§ **Given data**
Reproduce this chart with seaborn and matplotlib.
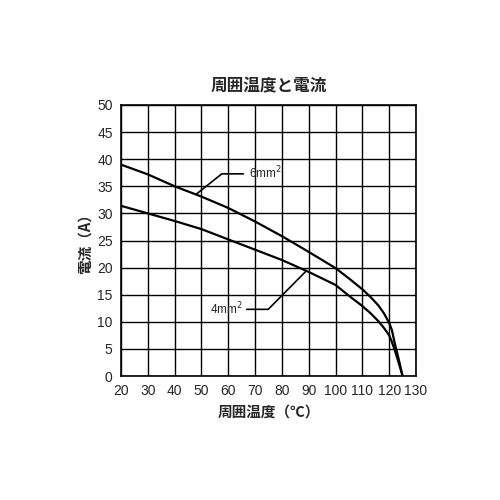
import seaborn as sns
import matplotlib.pyplot as plt
import pandas as pd

# values
temp_6mm = [20, 30, 40, 50, 60, 70, 80, 90, 100, 105, 110, 113, 116, 118, 120, 121, 122, 123.5, 125]
current_6mm = [39.0, 37.2, 35.0, 33.1, 31.0, 28.5, 25.8, 22.9, 19.9, 18.0, 16.0, 14.6, 13.0, 11.6, 9.8, 8.5, 6.2, 3.2, 0.0]
temp_4mm = [20, 30, 40, 50, 60, 70, 80, 90, 100, 105, 110, 113, 116, 118, 120, 121, 122, 123.5, 125]
current_4mm = [31.4, 30.0, 28.6, 27.1, 25.2, 23.3, 21.4, 19.2, 16.8, 14.8, 12.9, 11.6, 10.1, 8.9, 7.5, 6.3, 4.9, 2.5, 0.0]

x_ticks = list(range(20, 131, 10))
y_ticks = list(range(0, 51, 5))

df = pd.concat([
    pd.DataFrame({'temp': temp_6mm, 'current': current_6mm, 'size': '6mm²'}),
    pd.DataFrame({'temp': temp_4mm, 'current': current_4mm, 'size': '4mm²'}),
])

sns.set_style('white')
plt.rcParams['font.family'] = ['Noto Sans CJK JP', 'DejaVu Sans']

fig = plt.figure(figsize=(5, 5), dpi=100)
ax = fig.add_axes([0.242, 0.248, 0.59, 0.542])

sns.lineplot(data=df, x='temp', y='current', hue='size', ax=ax,
             palette=['black', 'black'], linewidth=1.6, legend=False,
             sort=False, estimator=None)

ax.set_xlim(20, 130)
ax.set_ylim(0, 50)
ax.set_xticks(x_ticks)
ax.set_yticks(y_ticks)
ax.grid(True, color='black', linewidth=1.0)
for s in ax.spines.values():
    s.set_color('black')
    s.set_linewidth(1.2)
ax.tick_params(length=0, labelsize=10, pad=6)
for lbl in ax.get_xticklabels() + ax.get_yticklabels():
    lbl.set_family(['Liberation Sans', 'DejaVu Sans'])

# leader lines and labels
ax.plot([48.2, 57.6, 65.6], [33.6, 37.3, 37.3], color='black', linewidth=1.2)
ax.text(67.8, 37.4, '6mm$^2$', fontsize=8.5, va='center', ha='left',
        family=['Liberation Sans', 'DejaVu Sans'])
ax.plot([88.7, 74.9, 66.9], [19.2, 12.3, 12.3], color='black', linewidth=1.2)
ax.text(65.5, 12.3, '4mm$^2$', fontsize=8.5, va='center', ha='right',
        family=['Liberation Sans', 'DejaVu Sans'])

ax.set_xlabel('周囲温度（℃）', fontsize=10.5, fontweight='bold', labelpad=4)
ax.set_ylabel('電流（A）', fontsize=10.5, fontweight='bold', labelpad=3)
ax.set_title('周囲温度と電流', fontsize=12, fontweight='bold', pad=10)

fig.savefig('out.png', dpi=100, facecolor='white')
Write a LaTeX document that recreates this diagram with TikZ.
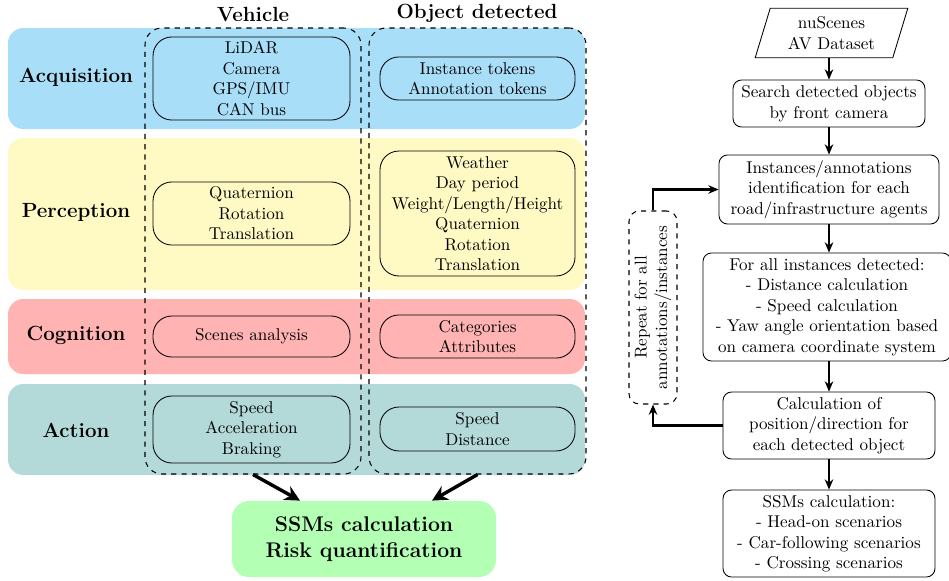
\documentclass[tikz,border=0pt]{standalone}
\usetikzlibrary{arrows.meta,fit,shapes.geometric,calc}
\definecolor{acqblue}{RGB}{168,222,248}
\definecolor{percyellow}{RGB}{255,249,196}
\definecolor{cogred}{RGB}{255,179,179}
\definecolor{actteal}{RGB}{179,217,217}
\definecolor{resgreen}{RGB}{179,255,179}
\begin{document}
\begin{tikzpicture}[x=0.585pt,y=-0.585pt,
  band/.style={draw=none, inner sep=0pt, rounded corners=9pt},
  rowlabel/.style={font=\large\bfseries},
  header/.style={font=\large\bfseries},
  column/.style={draw, dashed, rounded corners=10pt, inner sep=0pt, line width=0.6pt},
  item/.style={draw, rounded corners=11pt, inner sep=0pt, align=center, line width=0.5pt},
  vitem/.style={item, minimum width=115.2pt},
  oitem/.style={item, minimum width=114.1pt},
  flow/.style={draw, rounded corners=5pt, inner sep=0pt, align=center, line width=0.5pt},
  flowarrow/.style={-{Stealth[length=6pt,width=5pt]}, line width=1.2pt},
  bigarrow/.style={-{Stealth[length=9pt,width=9pt]}, line width=2pt}]
\useasboundingbox (0,0) rectangle (949,581);

% ---- layer bands ----
\node[band, fill=acqblue,    fit={(8,28)(585,129)}]  (acq) {};
\node[band, fill=percyellow, fit={(8,138)(585,290)}] (per) {};
\node[band, fill=cogred,     fit={(8,299)(585,374)}] (cog) {};
\node[band, fill=actteal,    fit={(8,384)(585,475)}] (act) {};

\node[rowlabel] (acqlab) at (76,77)  {Acquisition};
\node[rowlabel] (perlab) at (76,212) {Perception};
\node[rowlabel] (coglab) at (76,335) {Cognition};
\node[rowlabel] (actlab) at (76,430) {Action};

% ---- columns ----
\node[column, fit={(145,28)(361,474)}] (veh) {};
\node[column, fit={(369,28)(586,474)}] (obj) {};
\node[header] (vehhead) at (253,14) {Vehicle};
\node[header] (objhead) at (477,13) {Object detected};

% ---- vehicle items ----
\node[vitem, minimum height=48.6pt] (vacq) at (251.5,78.5)  {LiDAR\\Camera\\GPS/IMU\\CAN bus};
\node[vitem, minimum height=36.9pt] (vper) at (251.5,213.5) {Quaternion\\Rotation\\Translation};
\node[vitem, minimum height=24pt]   (vcog) at (251.5,336.5) {Scenes analysis};
\node[vitem, minimum height=39.2pt] (vact) at (251.5,429.5) {Speed\\Acceleration\\Braking};

% ---- object items ----
\node[oitem, minimum height=25.2pt] (oacq) at (477.5,78.5)  {Instance tokens\\Annotation tokens};
\node[oitem, minimum height=73.1pt] (oper) at (477.5,213.5) {Weather\\Day period\\Weight/Length/Height\\Quaternion\\Rotation\\Translation};
\node[oitem, minimum height=25.2pt] (ocog) at (477.5,336.5) {Categories\\Attributes};
\node[oitem, minimum height=25.7pt] (oact) at (477.5,429)   {Speed\\Distance};

% ---- result ----
\node[fill=resgreen, rounded corners=10pt, inner sep=0pt, minimum width=154.4pt, minimum height=44.5pt,
      font=\fontsize{12.4}{15.2}\selectfont\bfseries, align=center] (risk) at (364,539)
      {SSMs\ calculation\\Risk\ quantification};
\draw[bigarrow] (veh.south) -- ($(risk.north)+(-64,0)$);
\draw[bigarrow] (obj.south) -- ($(risk.north)+(68,0)$);

% ---- flowchart ----
\node[draw, trapezium, trapezium left angle=72, trapezium right angle=108,
      trapezium stretches=true, minimum width=89.5pt, minimum height=29pt,
      inner sep=0pt, align=center, line width=0.5pt] (data) at (831.5,33) {nuScenes\\AV Dataset};
\node[flow, minimum width=112.3pt, minimum height=27.5pt] (search) at (829,103.5) {Search detected objects\\by front camera};
\node[flow, minimum width=128.7pt, minimum height=40.4pt] (inst) at (829,189.5) {Instances/annotations\\identification for each\\road/infrastructure agents};
\node[flow, minimum width=145.1pt, minimum height=63.2pt] (forall) at (827,307) {For all instances detected:\\- Distance calculation\\- Speed calculation\\- Yaw angle orientation based\\on camera coordinate system};
\node[flow, minimum width=124pt, minimum height=39.2pt] (calc) at (829,425.5) {Calculation of\\position/direction for\\each detected object};
\node[flow, minimum width=124pt, minimum height=50.9pt] (ssm) at (829,533.5) {SSMs calculation:\\- Head-on scenarios\\- Car-following scenarios\\- Crossing scenarios};

\node[draw, dashed, rounded corners=6pt, inner sep=0pt, line width=0.6pt, fit={(629,211)(677,404)}] (rep) {};
\node[rotate=90, align=center] (reptext) at (rep.center) {Repeat for all\\annotations/instances};

\draw[flowarrow] (search.north |- data.south) -- (search.north);
\draw[flowarrow] (search.south) -- (inst.north);
\draw[flowarrow] (inst.south) -- (inst.south |- forall.north);
\draw[flowarrow] (calc.north |- forall.south) -- (calc.north);
\draw[flowarrow] (calc.south) -- (ssm.north);
\draw[flowarrow] (rep.north) |- (inst.west);
\draw[flowarrow] (calc.west) -| (rep.south);
\end{tikzpicture}
\end{document}
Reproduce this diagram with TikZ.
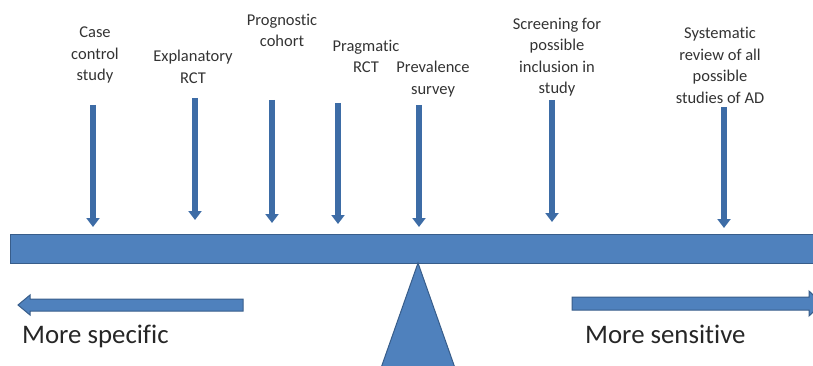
\documentclass[tikz,border=0pt]{standalone}
\usepackage{fontspec}
\setmainfont[Ligatures={NoCommon}]{Carlito}
\usetikzlibrary{arrows.meta}
\definecolor{shapefill}{HTML}{4F81BD}
\definecolor{shapeline}{HTML}{385D8A}
\definecolor{arrowblue}{HTML}{3D6CA6}
\tikzset{
  lbl/.style={align=center, inner sep=0pt, font=\fontsize{16.5}{21.5}\selectfont, text=black!80},
  biglbl/.style={anchor=base west, inner sep=0pt, font=\fontsize{26.8}{30}\selectfont, text=black!85},
  downarrow/.style={draw=arrowblue, line width=5.5pt, -{Triangle[width=13pt,length=9pt]}},
  blockshape/.style={fill=shapefill, draw=shapeline, line width=1pt, line join=miter}
}
\begin{document}
\begin{tikzpicture}[x=1pt,y=-1pt]
\useasboundingbox (0,0) rectangle (813,366);
% beam and fulcrum
\draw[blockshape] (10,234) rectangle (830,263);
\draw[blockshape] (418,263) -- (455,368) -- (381,368) -- cycle;
% block arrows
\draw[blockshape] (18,305) -- (30,295) -- (30,299) -- (243,299) -- (243,311) -- (30,311) -- (30,315) -- cycle;
\draw[blockshape] (572,297) -- (809,297) -- (809,291) -- (822,303.5) -- (809,316) -- (809,310) -- (572,310) -- cycle;
% labels
\node[lbl] (l1) at (95,55) {Case\\control\\study};
\node[lbl] (l2) at (193,67) {Explanatory\\RCT};
\node[lbl] (l3) at (282,30.5) {Prognostic\\cohort};
\node[lbl] (l4) at (366,56.5) {Pragmatic\\RCT};
\node[lbl] (l5) at (433,79) {Prevalence\\survey};
\node[lbl] (l6) at (557,57) {Screening for\\possible\\inclusion in\\study};
\node[lbl] (l7) at (720,65.5) {Systematic\\review of all\\possible\\studies of AD};
% arrow coordinates
\coordinate (s1) at (93,105);  \coordinate (t1) at (93,227);
\coordinate (s2) at (195,98);  \coordinate (t2) at (195,220);
\coordinate (s3) at (272,100); \coordinate (t3) at (272,223);
\coordinate (s4) at (338,103); \coordinate (t4) at (338,224);
\coordinate (s5) at (419,105); \coordinate (t5) at (419,227);
\coordinate (s6) at (552,100); \coordinate (t6) at (552,222);
\coordinate (s7) at (724,107); \coordinate (t7) at (724,228);
\foreach \i in {1,...,7} { \draw[downarrow] (s\i) -- (t\i); }
% bottom labels
\node[biglbl] (spec) at (22,343) {More specific};
\node[biglbl] (sens) at (585,343) {More sensitive};
\end{tikzpicture}
\end{document}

§ **Directive**
Repeat only the lines running from "Write a LaTeX" to "(objhead) at (477,13)", ends included, and leave the pictures out.

§ **Right answer**
Write a LaTeX document that recreates this diagram with TikZ.
\documentclass[tikz,border=0pt]{standalone}
\usetikzlibrary{arrows.meta,fit,shapes.geometric,calc}
\definecolor{acqblue}{RGB}{168,222,248}
\definecolor{percyellow}{RGB}{255,249,196}
\definecolor{cogred}{RGB}{255,179,179}
\definecolor{actteal}{RGB}{179,217,217}
\definecolor{resgreen}{RGB}{179,255,179}
\begin{document}
\begin{tikzpicture}[x=0.585pt,y=-0.585pt,
  band/.style={draw=none, inner sep=0pt, rounded corners=9pt},
  rowlabel/.style={font=\large\bfseries},
  header/.style={font=\large\bfseries},
  column/.style={draw, dashed, rounded corners=10pt, inner sep=0pt, line width=0.6pt},
  item/.style={draw, rounded corners=11pt, inner sep=0pt, align=center, line width=0.5pt},
  vitem/.style={item, minimum width=115.2pt},
  oitem/.style={item, minimum width=114.1pt},
  flow/.style={draw, rounded corners=5pt, inner sep=0pt, align=center, line width=0.5pt},
  flowarrow/.style={-{Stealth[length=6pt,width=5pt]}, line width=1.2pt},
  bigarrow/.style={-{Stealth[length=9pt,width=9pt]}, line width=2pt}]
\useasboundingbox (0,0) rectangle (949,581);

% ---- layer bands ----
\node[band, fill=acqblue,    fit={(8,28)(585,129)}]  (acq) {};
\node[band, fill=percyellow, fit={(8,138)(585,290)}] (per) {};
\node[band, fill=cogred,     fit={(8,299)(585,374)}] (cog) {};
\node[band, fill=actteal,    fit={(8,384)(585,475)}] (act) {};

\node[rowlabel] (acqlab) at (76,77)  {Acquisition};
\node[rowlabel] (perlab) at (76,212) {Perception};
\node[rowlabel] (coglab) at (76,335) {Cognition};
\node[rowlabel] (actlab) at (76,430) {Action};

% ---- columns ----
\node[column, fit={(145,28)(361,474)}] (veh) {};
\node[column, fit={(369,28)(586,474)}] (obj) {};
\node[header] (vehhead) at (253,14) {Vehicle};
\node[header] (objhead) at (477,13) {Object detected};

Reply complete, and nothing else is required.